Transcribe every entry word for word. Skip the pictures.

= Supplied entries =
+---+

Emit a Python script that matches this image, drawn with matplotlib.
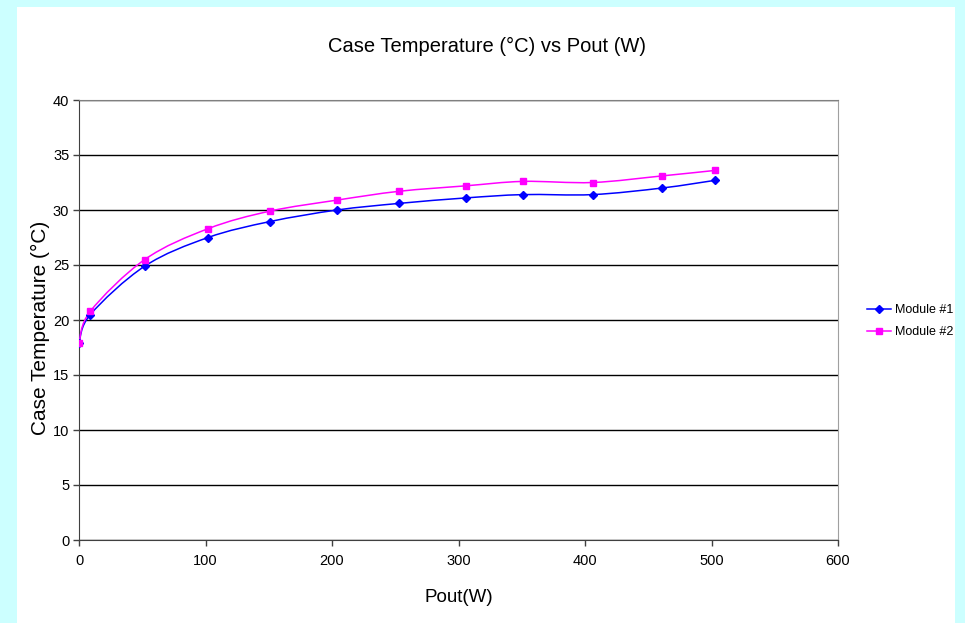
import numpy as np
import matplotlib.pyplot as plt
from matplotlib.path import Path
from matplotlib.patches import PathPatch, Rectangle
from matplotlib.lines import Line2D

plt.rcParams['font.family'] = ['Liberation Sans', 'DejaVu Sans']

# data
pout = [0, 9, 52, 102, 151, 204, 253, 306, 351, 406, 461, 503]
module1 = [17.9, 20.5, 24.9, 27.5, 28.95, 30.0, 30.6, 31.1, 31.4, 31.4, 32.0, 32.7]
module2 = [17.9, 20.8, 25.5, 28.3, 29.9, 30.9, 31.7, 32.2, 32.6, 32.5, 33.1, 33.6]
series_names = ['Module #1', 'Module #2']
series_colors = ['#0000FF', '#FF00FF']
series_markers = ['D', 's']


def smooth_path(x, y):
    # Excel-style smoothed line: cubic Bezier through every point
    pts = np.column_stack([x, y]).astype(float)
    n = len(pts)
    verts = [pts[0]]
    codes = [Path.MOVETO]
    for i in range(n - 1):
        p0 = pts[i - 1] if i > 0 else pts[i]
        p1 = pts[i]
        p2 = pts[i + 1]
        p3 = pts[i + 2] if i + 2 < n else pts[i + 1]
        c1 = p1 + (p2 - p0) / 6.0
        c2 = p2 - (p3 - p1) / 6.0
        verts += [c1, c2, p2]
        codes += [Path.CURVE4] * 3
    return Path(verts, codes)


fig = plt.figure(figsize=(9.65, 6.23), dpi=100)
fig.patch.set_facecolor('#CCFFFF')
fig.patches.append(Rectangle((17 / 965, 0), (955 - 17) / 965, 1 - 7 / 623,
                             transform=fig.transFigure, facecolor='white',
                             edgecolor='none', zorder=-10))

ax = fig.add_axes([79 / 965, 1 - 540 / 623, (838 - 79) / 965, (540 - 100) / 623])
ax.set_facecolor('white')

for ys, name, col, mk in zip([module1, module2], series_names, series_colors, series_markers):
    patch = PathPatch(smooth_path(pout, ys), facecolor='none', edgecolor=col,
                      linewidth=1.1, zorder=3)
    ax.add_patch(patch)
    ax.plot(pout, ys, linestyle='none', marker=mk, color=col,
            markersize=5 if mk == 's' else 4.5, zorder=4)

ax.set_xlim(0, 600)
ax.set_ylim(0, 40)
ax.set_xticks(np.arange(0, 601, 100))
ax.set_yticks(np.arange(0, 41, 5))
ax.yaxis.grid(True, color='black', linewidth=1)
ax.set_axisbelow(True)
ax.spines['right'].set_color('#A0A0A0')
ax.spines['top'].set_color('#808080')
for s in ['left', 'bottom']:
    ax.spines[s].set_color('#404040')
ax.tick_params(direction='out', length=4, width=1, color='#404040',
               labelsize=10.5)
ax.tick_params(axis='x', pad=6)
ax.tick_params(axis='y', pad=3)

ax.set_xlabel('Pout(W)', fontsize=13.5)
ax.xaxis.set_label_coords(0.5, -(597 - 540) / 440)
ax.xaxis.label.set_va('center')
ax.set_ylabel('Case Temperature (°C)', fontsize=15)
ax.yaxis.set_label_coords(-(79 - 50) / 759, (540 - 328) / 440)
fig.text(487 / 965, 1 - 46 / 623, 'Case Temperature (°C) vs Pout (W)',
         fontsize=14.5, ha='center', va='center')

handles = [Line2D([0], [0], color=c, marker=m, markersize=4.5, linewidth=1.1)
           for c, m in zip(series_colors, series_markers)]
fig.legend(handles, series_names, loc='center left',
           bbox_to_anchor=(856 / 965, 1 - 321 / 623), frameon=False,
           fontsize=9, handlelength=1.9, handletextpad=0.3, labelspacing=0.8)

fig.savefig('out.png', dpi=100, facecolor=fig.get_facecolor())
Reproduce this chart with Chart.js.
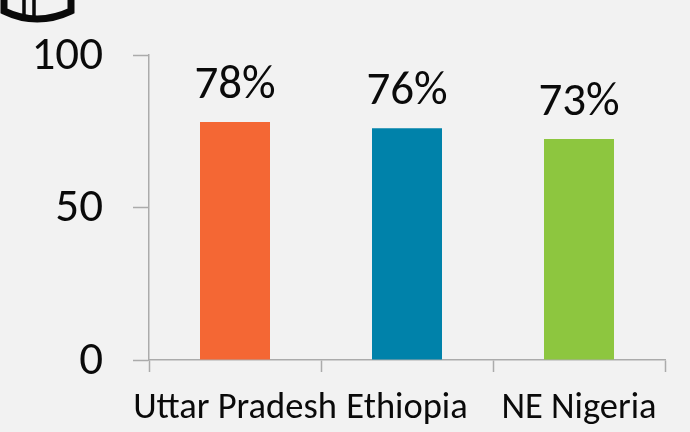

+---+

= Reply =
Emit a Python script that matches this image, drawn with matplotlib.
import numpy as np
import matplotlib.pyplot as plt
from matplotlib.path import Path
from matplotlib.patches import PathPatch, Rectangle
from matplotlib.lines import Line2D

plt.rcParams['font.family'] = ['Liberation Sans', 'DejaVu Sans']

# data
pout = [0, 9, 52, 102, 151, 204, 253, 306, 351, 406, 461, 503]
module1 = [17.9, 20.5, 24.9, 27.5, 28.95, 30.0, 30.6, 31.1, 31.4, 31.4, 32.0, 32.7]
module2 = [17.9, 20.8, 25.5, 28.3, 29.9, 30.9, 31.7, 32.2, 32.6, 32.5, 33.1, 33.6]
series_names = ['Module #1', 'Module #2']
series_colors = ['#0000FF', '#FF00FF']
series_markers = ['D', 's']


def smooth_path(x, y):
    # Excel-style smoothed line: cubic Bezier through every point
    pts = np.column_stack([x, y]).astype(float)
    n = len(pts)
    verts = [pts[0]]
    codes = [Path.MOVETO]
    for i in range(n - 1):
        p0 = pts[i - 1] if i > 0 else pts[i]
        p1 = pts[i]
        p2 = pts[i + 1]
        p3 = pts[i + 2] if i + 2 < n else pts[i + 1]
        c1 = p1 + (p2 - p0) / 6.0
        c2 = p2 - (p3 - p1) / 6.0
        verts += [c1, c2, p2]
        codes += [Path.CURVE4] * 3
    return Path(verts, codes)


fig = plt.figure(figsize=(9.65, 6.23), dpi=100)
fig.patch.set_facecolor('#CCFFFF')
fig.patches.append(Rectangle((17 / 965, 0), (955 - 17) / 965, 1 - 7 / 623,
                             transform=fig.transFigure, facecolor='white',
                             edgecolor='none', zorder=-10))

ax = fig.add_axes([79 / 965, 1 - 540 / 623, (838 - 79) / 965, (540 - 100) / 623])
ax.set_facecolor('white')

for ys, name, col, mk in zip([module1, module2], series_names, series_colors, series_markers):
    patch = PathPatch(smooth_path(pout, ys), facecolor='none', edgecolor=col,
                      linewidth=1.1, zorder=3)
    ax.add_patch(patch)
    ax.plot(pout, ys, linestyle='none', marker=mk, color=col,
            markersize=5 if mk == 's' else 4.5, zorder=4)

ax.set_xlim(0, 600)
ax.set_ylim(0, 40)
ax.set_xticks(np.arange(0, 601, 100))
ax.set_yticks(np.arange(0, 41, 5))
ax.yaxis.grid(True, color='black', linewidth=1)
ax.set_axisbelow(True)
ax.spines['right'].set_color('#A0A0A0')
ax.spines['top'].set_color('#808080')
for s in ['left', 'bottom']:
    ax.spines[s].set_color('#404040')
ax.tick_params(direction='out', length=4, width=1, color='#404040',
               labelsize=10.5)
ax.tick_params(axis='x', pad=6)
ax.tick_params(axis='y', pad=3)

ax.set_xlabel('Pout(W)', fontsize=13.5)
ax.xaxis.set_label_coords(0.5, -(597 - 540) / 440)
ax.xaxis.label.set_va('center')
ax.set_ylabel('Case Temperature (°C)', fontsize=15)
ax.yaxis.set_label_coords(-(79 - 50) / 759, (540 - 328) / 440)
fig.text(487 / 965, 1 - 46 / 623, 'Case Temperature (°C) vs Pout (W)',
         fontsize=14.5, ha='center', va='center')

handles = [Line2D([0], [0], color=c, marker=m, markersize=4.5, linewidth=1.1)
           for c, m in zip(series_colors, series_markers)]
fig.legend(handles, series_names, loc='center left',
           bbox_to_anchor=(856 / 965, 1 - 321 / 623), frameon=False,
           fontsize=9, handlelength=1.9, handletextpad=0.3, labelspacing=0.8)

fig.savefig('out.png', dpi=100, facecolor=fig.get_facecolor())
Reproduce this chart with Chart.js.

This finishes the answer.